A different outcome in 2004 would not have changed much in US foreign policy despite what European observers clearly hoped for. Theocracy makes sense to Republicans in ways that it does not to Democrats, as I have suggested, but our recent history confirms the native antipathy to high priests of mayhem. The Arabian mullahs have invited us to regard them as the enemy; this is the source of their identity, what they trade on. Michel Foucault, writing on the front page of Le Monde in 1979 at the moment of the Iranian revolution, took the Islamic turn to be an appeal to indigenous sources of cultural authority, against the example of the Shah’s neo-colonial state. He approved of such displays of resistance, in a spirit that could be called libertarian. His undifferentiated ideal of freedom has proved limited in this case as in others, however. Reaction formation is not liberation, it is subaltern behavior, and it leads to a politics of domination. Not all revolutions advocate personal freedom of the kind that Foucault embraced.

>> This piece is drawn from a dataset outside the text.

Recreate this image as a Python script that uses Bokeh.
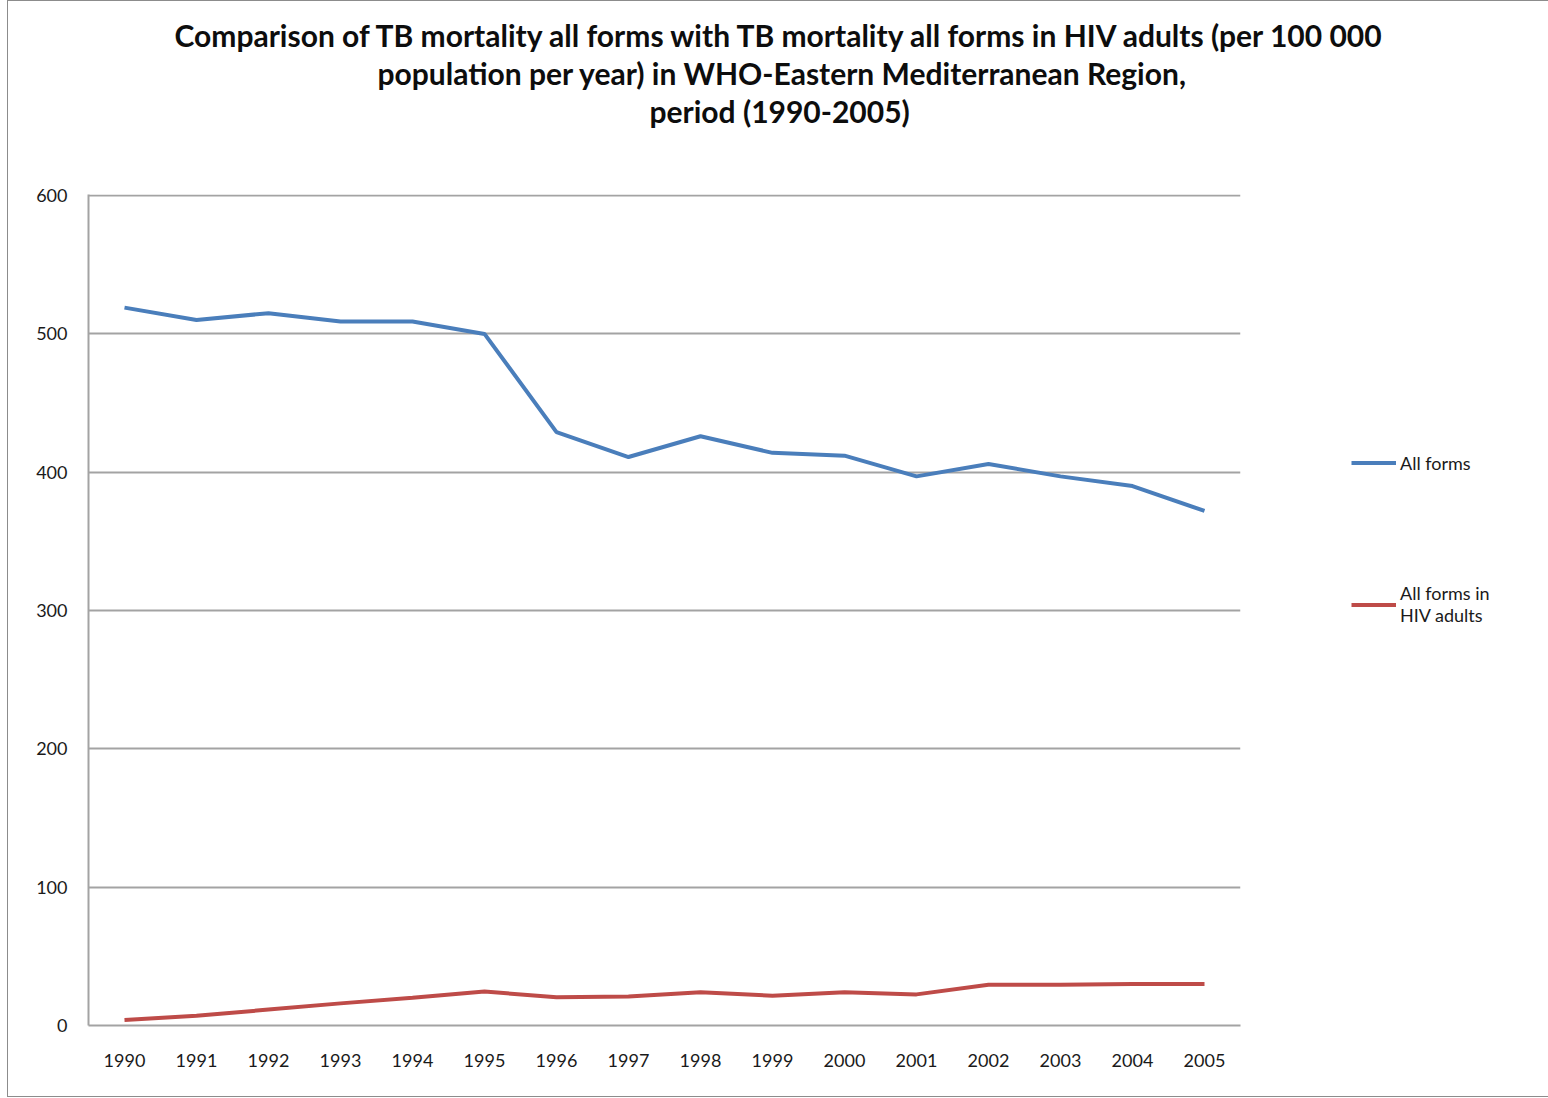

Iranians who declared themselves enemies of the Great Satan may have been local heros, but their fight was a rearguard skirmish with modernity itself. The emerging culture of younger Persians points to a future that does not feature Grand Ayatollahs. Khomeini’s delusions of theocratic grandeur are turning into the Emperor’s New Clothes before the eyes of his own population.
A week after November 2, a Syrian journalist interviewed for US television said that he saw little to choose between Bush and Kerry. From his Middle Eastern trench, America appears one and indivisible, the enemy of his people. Yet this inside operative could not suppress a smirk in characterizing Bush as the strong man, Kerry the weak one by implication – the sort of politician who could be held hostage to fortune, as Carter had been in 1980. So long as this is the face of Araby, we will see Reagan and Bush, not Carter or Kerry in the White House. Osama and his band of brothers prefer to fight sharp-shooters who suit their crude stereotypes. It confirms them in their binary world-view, consolidates their theocratic certainty. They are as allergic to complexity as the fundamentalists among us who have been galvanized into crusade by an Islamist provocation. We have met the enemy and they are strangely familiar.